■ GIVEN INSTRUCTION ■
Leave out the pictures and repeat the rest of the material exactly.

■ DATA SHOWN ■
** begin **
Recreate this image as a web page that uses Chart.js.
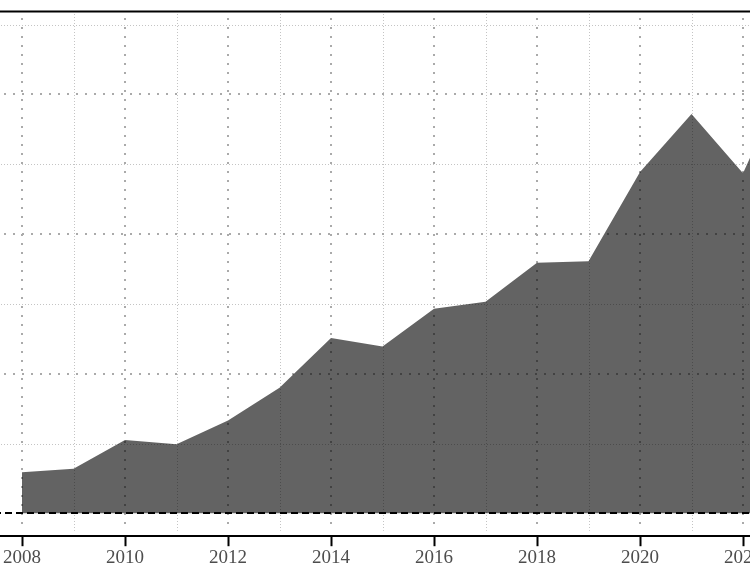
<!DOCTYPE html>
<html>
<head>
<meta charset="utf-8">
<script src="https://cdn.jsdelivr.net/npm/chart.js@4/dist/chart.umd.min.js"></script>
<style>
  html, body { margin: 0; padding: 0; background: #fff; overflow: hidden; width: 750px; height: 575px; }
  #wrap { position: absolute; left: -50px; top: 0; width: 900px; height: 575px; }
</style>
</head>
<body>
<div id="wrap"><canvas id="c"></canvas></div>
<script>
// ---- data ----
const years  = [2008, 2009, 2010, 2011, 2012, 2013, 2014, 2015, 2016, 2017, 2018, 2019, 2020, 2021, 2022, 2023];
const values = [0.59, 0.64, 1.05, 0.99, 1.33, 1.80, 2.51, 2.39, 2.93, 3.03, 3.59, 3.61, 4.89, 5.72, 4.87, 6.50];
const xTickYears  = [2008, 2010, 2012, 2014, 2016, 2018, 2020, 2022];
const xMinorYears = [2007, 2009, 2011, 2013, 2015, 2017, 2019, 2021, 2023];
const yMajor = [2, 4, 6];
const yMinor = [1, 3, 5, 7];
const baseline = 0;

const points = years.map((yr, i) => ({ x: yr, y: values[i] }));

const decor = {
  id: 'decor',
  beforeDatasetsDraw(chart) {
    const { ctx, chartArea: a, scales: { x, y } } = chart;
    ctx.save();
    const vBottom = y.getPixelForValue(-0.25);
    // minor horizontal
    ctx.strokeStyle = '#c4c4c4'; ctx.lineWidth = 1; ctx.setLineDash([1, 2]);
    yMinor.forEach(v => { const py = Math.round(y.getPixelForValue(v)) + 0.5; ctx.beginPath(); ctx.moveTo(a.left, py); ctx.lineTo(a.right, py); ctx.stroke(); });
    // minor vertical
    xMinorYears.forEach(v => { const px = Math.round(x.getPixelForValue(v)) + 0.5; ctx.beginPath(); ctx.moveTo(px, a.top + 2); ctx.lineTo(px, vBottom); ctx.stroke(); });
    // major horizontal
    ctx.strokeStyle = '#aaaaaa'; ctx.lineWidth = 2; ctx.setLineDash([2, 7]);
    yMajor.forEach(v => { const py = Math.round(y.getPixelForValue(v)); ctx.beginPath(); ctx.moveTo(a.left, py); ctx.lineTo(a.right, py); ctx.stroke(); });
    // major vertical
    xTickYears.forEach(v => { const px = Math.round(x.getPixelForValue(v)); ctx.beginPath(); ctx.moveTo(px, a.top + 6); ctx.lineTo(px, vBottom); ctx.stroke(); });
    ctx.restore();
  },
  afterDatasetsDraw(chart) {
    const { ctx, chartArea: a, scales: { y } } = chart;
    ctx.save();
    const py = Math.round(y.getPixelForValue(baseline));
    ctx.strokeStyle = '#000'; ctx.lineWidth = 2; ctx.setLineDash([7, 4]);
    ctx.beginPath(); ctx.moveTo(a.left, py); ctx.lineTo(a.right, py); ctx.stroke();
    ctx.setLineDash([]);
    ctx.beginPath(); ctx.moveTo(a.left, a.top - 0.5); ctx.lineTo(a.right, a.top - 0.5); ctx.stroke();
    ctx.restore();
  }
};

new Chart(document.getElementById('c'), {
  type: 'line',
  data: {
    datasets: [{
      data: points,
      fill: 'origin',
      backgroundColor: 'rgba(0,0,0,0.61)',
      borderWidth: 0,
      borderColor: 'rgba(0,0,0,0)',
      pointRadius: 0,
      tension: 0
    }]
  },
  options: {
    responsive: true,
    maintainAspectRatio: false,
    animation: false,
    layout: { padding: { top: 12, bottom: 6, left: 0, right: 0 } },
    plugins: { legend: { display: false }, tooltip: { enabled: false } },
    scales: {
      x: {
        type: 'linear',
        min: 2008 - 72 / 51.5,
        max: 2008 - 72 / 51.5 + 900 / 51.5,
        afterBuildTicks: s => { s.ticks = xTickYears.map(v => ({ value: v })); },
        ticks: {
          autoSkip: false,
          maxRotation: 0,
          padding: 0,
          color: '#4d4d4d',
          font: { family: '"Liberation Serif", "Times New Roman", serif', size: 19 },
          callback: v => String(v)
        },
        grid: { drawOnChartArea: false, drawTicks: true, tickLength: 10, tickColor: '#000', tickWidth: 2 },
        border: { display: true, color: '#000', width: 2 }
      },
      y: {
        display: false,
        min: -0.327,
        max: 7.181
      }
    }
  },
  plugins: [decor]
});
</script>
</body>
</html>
** end **
■ SOLUTION FOR THIS PROBLEM ■
Recreate this image as a web page that uses Chart.js.
<!DOCTYPE html>
<html>
<head>
<meta charset="utf-8">
<script src="https://cdn.jsdelivr.net/npm/chart.js@4/dist/chart.umd.min.js"></script>
<style>
  html, body { margin: 0; padding: 0; background: #fff; overflow: hidden; width: 750px; height: 575px; }
  #wrap { position: absolute; left: -50px; top: 0; width: 900px; height: 575px; }
</style>
</head>
<body>
<div id="wrap"><canvas id="c"></canvas></div>
<script>
// ---- data ----
const years  = [2008, 2009, 2010, 2011, 2012, 2013, 2014, 2015, 2016, 2017, 2018, 2019, 2020, 2021, 2022, 2023];
const values = [0.59, 0.64, 1.05, 0.99, 1.33, 1.80, 2.51, 2.39, 2.93, 3.03, 3.59, 3.61, 4.89, 5.72, 4.87, 6.50];
const xTickYears  = [2008, 2010, 2012, 2014, 2016, 2018, 2020, 2022];
const xMinorYears = [2007, 2009, 2011, 2013, 2015, 2017, 2019, 2021, 2023];
const yMajor = [2, 4, 6];
const yMinor = [1, 3, 5, 7];
const baseline = 0;

const points = years.map((yr, i) => ({ x: yr, y: values[i] }));

const decor = {
  id: 'decor',
  beforeDatasetsDraw(chart) {
    const { ctx, chartArea: a, scales: { x, y } } = chart;
    ctx.save();
    const vBottom = y.getPixelForValue(-0.25);
    // minor horizontal
    ctx.strokeStyle = '#c4c4c4'; ctx.lineWidth = 1; ctx.setLineDash([1, 2]);
    yMinor.forEach(v => { const py = Math.round(y.getPixelForValue(v)) + 0.5; ctx.beginPath(); ctx.moveTo(a.left, py); ctx.lineTo(a.right, py); ctx.stroke(); });
    // minor vertical
    xMinorYears.forEach(v => { const px = Math.round(x.getPixelForValue(v)) + 0.5; ctx.beginPath(); ctx.moveTo(px, a.top + 2); ctx.lineTo(px, vBottom); ctx.stroke(); });
    // major horizontal
    ctx.strokeStyle = '#aaaaaa'; ctx.lineWidth = 2; ctx.setLineDash([2, 7]);
    yMajor.forEach(v => { const py = Math.round(y.getPixelForValue(v)); ctx.beginPath(); ctx.moveTo(a.left, py); ctx.lineTo(a.right, py); ctx.stroke(); });
    // major vertical
    xTickYears.forEach(v => { const px = Math.round(x.getPixelForValue(v)); ctx.beginPath(); ctx.moveTo(px, a.top + 6); ctx.lineTo(px, vBottom); ctx.stroke(); });
    ctx.restore();
  },
  afterDatasetsDraw(chart) {
    const { ctx, chartArea: a, scales: { y } } = chart;
    ctx.save();
    const py = Math.round(y.getPixelForValue(baseline));
    ctx.strokeStyle = '#000'; ctx.lineWidth = 2; ctx.setLineDash([7, 4]);
    ctx.beginPath(); ctx.moveTo(a.left, py); ctx.lineTo(a.right, py); ctx.stroke();
    ctx.setLineDash([]);
    ctx.beginPath(); ctx.moveTo(a.left, a.top - 0.5); ctx.lineTo(a.right, a.top - 0.5); ctx.stroke();
    ctx.restore();
  }
};

new Chart(document.getElementById('c'), {
  type: 'line',
  data: {
    datasets: [{
      data: points,
      fill: 'origin',
      backgroundColor: 'rgba(0,0,0,0.61)',
      borderWidth: 0,
      borderColor: 'rgba(0,0,0,0)',
      pointRadius: 0,
      tension: 0
    }]
  },
  options: {
    responsive: true,
    maintainAspectRatio: false,
    animation: false,
    layout: { padding: { top: 12, bottom: 6, left: 0, right: 0 } },
    plugins: { legend: { display: false }, tooltip: { enabled: false } },
    scales: {
      x: {
        type: 'linear',
        min: 2008 - 72 / 51.5,
        max: 2008 - 72 / 51.5 + 900 / 51.5,
        afterBuildTicks: s => { s.ticks = xTickYears.map(v => ({ value: v })); },
        ticks: {
          autoSkip: false,
          maxRotation: 0,
          padding: 0,
          color: '#4d4d4d',
          font: { family: '"Liberation Serif", "Times New Roman", serif', size: 19 },
          callback: v => String(v)
        },
        grid: { drawOnChartArea: false, drawTicks: true, tickLength: 10, tickColor: '#000', tickWidth: 2 },
        border: { display: true, color: '#000', width: 2 }
      },
      y: {
        display: false,
        min: -0.327,
        max: 7.181
      }
    }
  },
  plugins: [decor]
});
</script>
</body>
</html>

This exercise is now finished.